▶ Materials provided:
:::::

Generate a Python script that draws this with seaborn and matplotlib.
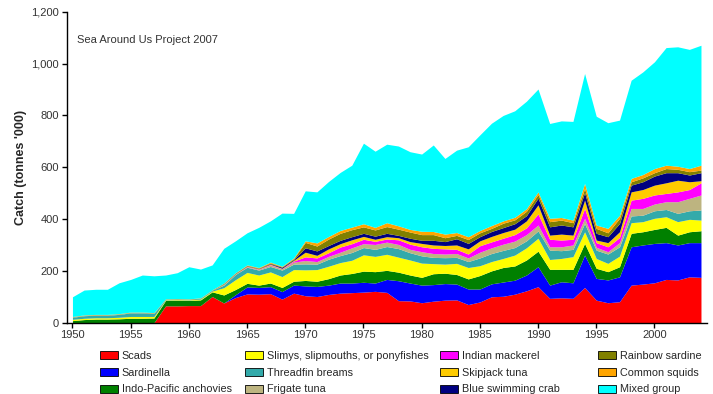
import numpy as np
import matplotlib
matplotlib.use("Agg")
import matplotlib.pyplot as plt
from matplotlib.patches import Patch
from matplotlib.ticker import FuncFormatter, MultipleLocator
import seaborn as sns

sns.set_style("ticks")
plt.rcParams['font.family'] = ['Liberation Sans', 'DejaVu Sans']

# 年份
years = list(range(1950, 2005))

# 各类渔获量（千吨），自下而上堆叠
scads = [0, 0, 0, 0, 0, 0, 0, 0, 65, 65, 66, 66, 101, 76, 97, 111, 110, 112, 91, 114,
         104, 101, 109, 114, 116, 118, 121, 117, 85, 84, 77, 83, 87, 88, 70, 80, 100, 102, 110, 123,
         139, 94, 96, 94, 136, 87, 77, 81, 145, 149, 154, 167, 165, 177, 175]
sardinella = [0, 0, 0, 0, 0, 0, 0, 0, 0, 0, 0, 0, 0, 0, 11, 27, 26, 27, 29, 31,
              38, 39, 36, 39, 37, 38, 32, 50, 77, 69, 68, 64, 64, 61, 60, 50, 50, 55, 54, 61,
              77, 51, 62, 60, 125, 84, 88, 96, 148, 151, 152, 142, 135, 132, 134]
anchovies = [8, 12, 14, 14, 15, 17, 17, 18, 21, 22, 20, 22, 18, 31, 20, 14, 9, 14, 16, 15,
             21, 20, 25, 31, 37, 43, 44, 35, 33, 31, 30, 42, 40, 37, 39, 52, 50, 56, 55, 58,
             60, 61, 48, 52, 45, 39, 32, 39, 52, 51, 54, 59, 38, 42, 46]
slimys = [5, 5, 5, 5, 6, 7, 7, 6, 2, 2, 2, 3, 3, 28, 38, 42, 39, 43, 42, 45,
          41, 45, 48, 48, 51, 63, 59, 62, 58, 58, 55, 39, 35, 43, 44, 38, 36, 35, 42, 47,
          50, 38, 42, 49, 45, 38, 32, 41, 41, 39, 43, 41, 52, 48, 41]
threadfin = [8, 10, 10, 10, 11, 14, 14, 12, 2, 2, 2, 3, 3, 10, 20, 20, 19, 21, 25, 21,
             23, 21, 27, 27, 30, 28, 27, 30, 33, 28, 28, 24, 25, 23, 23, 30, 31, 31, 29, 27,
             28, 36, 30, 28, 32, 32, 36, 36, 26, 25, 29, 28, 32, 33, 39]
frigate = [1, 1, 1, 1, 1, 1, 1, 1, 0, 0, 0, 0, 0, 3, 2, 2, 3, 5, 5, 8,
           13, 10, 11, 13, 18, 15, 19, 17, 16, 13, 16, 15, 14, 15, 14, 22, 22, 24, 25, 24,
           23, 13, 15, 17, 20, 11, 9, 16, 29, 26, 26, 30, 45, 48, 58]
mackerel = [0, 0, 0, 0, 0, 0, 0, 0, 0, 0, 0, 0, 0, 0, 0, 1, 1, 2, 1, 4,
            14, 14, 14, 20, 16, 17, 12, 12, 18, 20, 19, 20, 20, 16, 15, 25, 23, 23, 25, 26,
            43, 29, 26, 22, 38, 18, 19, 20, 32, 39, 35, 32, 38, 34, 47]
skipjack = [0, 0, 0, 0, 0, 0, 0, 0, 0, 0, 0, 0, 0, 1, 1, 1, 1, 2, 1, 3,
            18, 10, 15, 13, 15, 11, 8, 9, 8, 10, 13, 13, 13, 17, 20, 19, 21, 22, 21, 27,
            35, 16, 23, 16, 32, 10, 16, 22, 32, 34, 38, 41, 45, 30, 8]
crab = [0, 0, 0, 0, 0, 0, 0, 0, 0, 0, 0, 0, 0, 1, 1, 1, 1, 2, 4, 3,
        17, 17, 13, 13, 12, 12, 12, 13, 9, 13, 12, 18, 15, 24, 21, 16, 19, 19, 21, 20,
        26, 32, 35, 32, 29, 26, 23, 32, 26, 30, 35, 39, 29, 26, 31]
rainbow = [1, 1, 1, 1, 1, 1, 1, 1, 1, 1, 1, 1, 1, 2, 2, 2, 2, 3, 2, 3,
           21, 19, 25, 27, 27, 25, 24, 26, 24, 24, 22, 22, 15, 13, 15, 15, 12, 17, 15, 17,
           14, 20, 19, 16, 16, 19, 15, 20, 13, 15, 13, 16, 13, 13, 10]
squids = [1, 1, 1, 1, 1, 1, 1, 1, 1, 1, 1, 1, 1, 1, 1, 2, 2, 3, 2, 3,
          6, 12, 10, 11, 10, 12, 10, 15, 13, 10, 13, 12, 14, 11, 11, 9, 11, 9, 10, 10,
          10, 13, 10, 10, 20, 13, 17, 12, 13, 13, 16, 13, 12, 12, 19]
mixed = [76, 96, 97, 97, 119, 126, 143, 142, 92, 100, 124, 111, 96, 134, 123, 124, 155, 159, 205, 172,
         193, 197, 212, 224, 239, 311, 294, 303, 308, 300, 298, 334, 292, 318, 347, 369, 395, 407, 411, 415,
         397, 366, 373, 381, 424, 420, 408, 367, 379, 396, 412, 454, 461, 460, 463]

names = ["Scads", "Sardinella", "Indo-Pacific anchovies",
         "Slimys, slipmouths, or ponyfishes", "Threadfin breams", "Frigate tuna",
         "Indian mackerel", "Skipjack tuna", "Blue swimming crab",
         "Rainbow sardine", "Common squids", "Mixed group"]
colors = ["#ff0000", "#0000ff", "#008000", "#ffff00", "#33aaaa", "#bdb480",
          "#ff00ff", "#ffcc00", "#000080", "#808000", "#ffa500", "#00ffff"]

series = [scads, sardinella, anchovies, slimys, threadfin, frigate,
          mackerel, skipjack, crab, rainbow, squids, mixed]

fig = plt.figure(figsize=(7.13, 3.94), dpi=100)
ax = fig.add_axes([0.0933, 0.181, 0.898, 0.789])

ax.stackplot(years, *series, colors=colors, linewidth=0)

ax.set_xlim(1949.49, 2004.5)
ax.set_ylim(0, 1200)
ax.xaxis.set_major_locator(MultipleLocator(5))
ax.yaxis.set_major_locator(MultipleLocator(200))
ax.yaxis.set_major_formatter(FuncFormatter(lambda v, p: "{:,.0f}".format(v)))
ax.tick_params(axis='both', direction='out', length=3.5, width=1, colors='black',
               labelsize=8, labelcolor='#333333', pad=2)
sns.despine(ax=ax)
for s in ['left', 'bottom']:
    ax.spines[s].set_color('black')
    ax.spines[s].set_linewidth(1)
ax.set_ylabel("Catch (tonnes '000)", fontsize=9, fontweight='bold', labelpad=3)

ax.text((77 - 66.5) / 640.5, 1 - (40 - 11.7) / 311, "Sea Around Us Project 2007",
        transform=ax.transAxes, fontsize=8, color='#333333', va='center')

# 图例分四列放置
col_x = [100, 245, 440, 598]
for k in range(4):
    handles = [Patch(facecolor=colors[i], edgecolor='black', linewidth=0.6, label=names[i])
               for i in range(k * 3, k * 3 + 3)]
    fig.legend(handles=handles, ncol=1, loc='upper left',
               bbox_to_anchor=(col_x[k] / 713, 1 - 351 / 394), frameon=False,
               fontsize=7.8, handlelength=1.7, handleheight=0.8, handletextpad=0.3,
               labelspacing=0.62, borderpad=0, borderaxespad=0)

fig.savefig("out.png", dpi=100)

:::::

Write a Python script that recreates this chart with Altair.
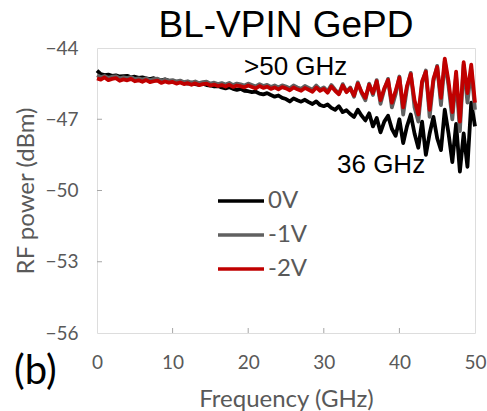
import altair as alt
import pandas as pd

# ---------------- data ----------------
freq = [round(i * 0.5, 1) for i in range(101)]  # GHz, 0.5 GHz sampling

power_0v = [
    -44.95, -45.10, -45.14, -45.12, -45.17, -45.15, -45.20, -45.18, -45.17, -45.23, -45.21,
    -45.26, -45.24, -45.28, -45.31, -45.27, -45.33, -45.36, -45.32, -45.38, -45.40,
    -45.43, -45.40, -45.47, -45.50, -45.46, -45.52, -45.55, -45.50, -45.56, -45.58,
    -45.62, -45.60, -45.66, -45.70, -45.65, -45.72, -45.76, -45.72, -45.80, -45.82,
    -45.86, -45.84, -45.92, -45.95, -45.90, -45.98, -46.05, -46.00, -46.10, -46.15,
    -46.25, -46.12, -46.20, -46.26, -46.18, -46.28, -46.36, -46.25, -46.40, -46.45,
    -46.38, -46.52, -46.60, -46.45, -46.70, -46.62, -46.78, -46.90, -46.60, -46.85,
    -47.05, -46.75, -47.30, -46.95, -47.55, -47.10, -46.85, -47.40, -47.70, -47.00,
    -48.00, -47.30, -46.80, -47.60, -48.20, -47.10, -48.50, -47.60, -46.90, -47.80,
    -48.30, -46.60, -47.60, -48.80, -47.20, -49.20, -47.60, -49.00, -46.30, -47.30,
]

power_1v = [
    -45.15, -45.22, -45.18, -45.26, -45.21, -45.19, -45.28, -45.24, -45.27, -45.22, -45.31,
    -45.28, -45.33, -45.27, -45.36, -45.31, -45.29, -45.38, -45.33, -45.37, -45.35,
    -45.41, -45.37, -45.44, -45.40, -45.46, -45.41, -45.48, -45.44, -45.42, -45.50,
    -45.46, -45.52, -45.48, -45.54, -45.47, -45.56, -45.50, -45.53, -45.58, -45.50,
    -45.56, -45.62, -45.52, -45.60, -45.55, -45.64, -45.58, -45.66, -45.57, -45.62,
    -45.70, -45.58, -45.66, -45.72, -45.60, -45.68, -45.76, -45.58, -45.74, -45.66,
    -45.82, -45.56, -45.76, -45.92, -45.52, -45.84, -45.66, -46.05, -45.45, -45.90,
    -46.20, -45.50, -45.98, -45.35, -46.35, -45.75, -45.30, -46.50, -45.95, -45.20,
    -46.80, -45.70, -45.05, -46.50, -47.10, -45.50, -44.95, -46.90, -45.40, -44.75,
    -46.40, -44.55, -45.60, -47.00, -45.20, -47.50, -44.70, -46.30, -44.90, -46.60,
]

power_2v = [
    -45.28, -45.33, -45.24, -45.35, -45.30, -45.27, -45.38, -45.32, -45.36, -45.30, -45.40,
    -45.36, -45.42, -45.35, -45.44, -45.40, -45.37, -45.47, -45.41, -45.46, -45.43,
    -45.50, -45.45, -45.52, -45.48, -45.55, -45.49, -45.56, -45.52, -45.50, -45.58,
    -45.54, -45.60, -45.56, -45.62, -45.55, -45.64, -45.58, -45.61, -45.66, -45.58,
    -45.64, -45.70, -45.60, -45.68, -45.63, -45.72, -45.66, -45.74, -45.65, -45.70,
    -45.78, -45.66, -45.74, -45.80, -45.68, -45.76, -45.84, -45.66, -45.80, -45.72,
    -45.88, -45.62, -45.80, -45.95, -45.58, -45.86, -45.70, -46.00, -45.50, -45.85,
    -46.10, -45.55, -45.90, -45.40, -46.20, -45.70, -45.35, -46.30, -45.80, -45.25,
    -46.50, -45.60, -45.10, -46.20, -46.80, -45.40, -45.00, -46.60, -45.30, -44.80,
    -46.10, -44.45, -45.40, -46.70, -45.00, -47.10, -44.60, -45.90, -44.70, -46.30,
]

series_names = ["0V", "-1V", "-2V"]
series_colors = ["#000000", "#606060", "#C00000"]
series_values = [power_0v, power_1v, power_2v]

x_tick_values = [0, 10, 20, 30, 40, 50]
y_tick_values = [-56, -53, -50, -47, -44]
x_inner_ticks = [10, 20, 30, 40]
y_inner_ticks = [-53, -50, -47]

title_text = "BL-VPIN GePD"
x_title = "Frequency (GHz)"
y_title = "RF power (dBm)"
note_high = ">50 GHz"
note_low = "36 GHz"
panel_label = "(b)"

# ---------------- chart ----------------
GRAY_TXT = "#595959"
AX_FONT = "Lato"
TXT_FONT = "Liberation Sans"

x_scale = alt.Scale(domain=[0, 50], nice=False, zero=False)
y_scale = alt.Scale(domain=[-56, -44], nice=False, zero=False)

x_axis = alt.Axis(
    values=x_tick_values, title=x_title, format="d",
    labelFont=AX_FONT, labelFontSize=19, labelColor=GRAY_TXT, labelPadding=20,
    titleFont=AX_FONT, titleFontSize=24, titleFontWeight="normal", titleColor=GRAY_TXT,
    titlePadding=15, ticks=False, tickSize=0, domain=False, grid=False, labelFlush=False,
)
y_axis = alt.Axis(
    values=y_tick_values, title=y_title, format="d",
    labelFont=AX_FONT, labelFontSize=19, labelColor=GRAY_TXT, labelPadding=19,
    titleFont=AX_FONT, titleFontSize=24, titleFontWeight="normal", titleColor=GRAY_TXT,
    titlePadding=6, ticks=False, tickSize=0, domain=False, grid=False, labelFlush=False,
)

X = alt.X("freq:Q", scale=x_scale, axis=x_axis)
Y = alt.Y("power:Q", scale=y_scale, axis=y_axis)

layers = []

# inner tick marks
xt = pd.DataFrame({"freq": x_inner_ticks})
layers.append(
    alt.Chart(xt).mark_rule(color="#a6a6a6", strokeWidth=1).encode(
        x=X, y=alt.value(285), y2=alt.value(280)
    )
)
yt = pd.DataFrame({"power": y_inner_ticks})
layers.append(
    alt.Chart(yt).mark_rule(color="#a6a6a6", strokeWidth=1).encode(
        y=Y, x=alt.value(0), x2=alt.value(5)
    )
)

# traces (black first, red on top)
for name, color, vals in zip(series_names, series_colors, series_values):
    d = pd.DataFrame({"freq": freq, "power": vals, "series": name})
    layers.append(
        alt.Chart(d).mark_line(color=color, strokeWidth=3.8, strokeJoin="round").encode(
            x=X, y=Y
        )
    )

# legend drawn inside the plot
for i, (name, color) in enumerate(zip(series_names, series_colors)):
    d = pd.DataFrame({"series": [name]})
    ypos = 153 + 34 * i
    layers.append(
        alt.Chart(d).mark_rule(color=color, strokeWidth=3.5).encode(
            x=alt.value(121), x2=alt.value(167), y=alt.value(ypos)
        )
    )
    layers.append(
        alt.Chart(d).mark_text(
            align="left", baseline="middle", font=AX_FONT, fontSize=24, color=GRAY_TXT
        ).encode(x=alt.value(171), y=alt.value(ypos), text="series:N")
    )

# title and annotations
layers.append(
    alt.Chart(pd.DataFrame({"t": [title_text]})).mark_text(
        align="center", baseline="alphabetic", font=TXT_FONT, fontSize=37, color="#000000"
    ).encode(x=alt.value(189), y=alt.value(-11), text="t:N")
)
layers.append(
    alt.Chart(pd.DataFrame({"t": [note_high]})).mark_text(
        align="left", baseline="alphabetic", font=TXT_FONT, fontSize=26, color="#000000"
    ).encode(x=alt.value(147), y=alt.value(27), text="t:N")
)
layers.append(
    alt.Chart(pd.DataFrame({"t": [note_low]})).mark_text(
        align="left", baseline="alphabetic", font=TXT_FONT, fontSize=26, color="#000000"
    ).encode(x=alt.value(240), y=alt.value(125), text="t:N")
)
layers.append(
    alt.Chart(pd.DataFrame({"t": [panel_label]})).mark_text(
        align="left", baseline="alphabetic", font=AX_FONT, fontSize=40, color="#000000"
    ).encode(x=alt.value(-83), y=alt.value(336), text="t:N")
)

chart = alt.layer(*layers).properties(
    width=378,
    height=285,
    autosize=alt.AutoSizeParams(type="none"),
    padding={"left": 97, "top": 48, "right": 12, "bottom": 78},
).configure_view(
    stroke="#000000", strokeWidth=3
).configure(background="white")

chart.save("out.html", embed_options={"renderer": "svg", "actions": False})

:::::

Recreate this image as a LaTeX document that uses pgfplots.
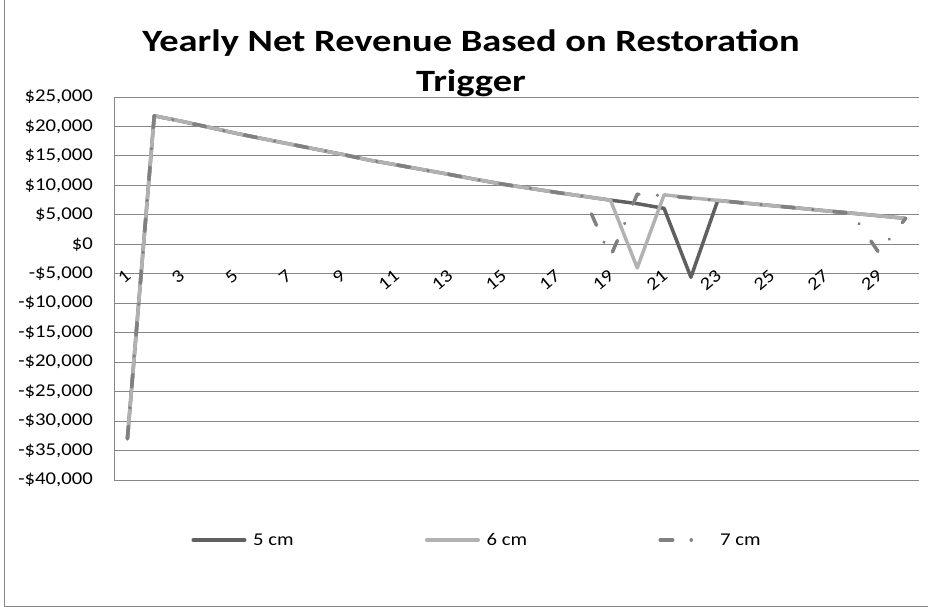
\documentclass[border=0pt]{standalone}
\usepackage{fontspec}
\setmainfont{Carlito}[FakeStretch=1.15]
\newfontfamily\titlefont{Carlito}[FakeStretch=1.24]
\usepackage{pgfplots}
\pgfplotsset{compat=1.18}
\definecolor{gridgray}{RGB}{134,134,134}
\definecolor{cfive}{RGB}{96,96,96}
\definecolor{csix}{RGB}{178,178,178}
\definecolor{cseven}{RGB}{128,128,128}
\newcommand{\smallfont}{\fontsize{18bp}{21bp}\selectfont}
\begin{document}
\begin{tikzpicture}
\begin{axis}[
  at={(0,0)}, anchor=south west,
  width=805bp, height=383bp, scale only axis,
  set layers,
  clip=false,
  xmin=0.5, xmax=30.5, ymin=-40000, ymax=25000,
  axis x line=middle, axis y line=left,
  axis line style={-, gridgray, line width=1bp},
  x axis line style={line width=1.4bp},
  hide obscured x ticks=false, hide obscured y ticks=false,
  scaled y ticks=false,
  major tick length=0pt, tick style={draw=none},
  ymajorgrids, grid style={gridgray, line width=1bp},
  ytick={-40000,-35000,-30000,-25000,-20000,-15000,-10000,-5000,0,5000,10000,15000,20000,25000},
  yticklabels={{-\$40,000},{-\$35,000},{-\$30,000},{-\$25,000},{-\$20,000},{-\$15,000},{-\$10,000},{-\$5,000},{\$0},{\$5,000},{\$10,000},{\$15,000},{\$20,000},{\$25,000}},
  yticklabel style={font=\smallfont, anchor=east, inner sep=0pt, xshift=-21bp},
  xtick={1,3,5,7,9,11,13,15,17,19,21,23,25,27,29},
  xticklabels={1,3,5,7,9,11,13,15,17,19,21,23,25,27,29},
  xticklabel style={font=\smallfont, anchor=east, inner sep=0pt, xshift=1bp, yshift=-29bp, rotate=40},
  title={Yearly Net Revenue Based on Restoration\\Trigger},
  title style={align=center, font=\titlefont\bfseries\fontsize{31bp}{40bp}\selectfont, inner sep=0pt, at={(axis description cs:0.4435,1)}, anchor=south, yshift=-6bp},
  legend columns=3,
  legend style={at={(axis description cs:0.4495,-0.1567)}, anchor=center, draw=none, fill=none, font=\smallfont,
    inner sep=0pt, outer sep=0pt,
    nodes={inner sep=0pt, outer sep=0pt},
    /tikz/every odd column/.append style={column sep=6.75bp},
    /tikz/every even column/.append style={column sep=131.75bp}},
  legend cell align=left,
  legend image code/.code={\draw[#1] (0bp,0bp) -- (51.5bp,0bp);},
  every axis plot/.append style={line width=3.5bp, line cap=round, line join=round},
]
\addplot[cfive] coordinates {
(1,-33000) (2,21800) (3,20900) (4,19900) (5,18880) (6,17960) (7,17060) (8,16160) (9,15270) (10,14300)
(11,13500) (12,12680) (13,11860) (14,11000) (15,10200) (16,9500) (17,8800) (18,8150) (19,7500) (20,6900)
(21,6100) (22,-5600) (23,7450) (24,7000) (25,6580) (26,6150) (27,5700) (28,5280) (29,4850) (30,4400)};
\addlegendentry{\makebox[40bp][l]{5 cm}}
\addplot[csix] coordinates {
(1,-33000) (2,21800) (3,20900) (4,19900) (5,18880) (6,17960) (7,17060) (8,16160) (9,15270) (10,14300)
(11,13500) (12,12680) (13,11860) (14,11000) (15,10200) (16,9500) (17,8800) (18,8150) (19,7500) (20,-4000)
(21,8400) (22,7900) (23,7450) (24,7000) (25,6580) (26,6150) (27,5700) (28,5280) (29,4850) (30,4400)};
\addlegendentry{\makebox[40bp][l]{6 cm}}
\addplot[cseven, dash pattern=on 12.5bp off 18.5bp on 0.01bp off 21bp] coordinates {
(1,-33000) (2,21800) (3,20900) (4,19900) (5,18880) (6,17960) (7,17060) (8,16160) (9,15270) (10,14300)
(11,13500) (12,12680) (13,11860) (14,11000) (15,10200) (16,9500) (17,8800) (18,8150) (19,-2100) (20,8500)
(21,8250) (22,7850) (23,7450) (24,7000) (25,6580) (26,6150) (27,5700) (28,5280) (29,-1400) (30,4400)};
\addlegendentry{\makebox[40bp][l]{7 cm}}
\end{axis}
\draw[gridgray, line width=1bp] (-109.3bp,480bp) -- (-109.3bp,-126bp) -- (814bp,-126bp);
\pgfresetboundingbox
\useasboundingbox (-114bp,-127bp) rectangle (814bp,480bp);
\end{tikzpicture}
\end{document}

:::::

▶ The task: Skip all pictures. Output only the lines from the one containing "Write a Python" to the one containing "freq = [round(i", both lines included.

▶ Answer:
Write a Python script that recreates this chart with Altair.
import altair as alt
import pandas as pd

# ---------------- data ----------------
freq = [round(i * 0.5, 1) for i in range(101)]  # GHz, 0.5 GHz sampling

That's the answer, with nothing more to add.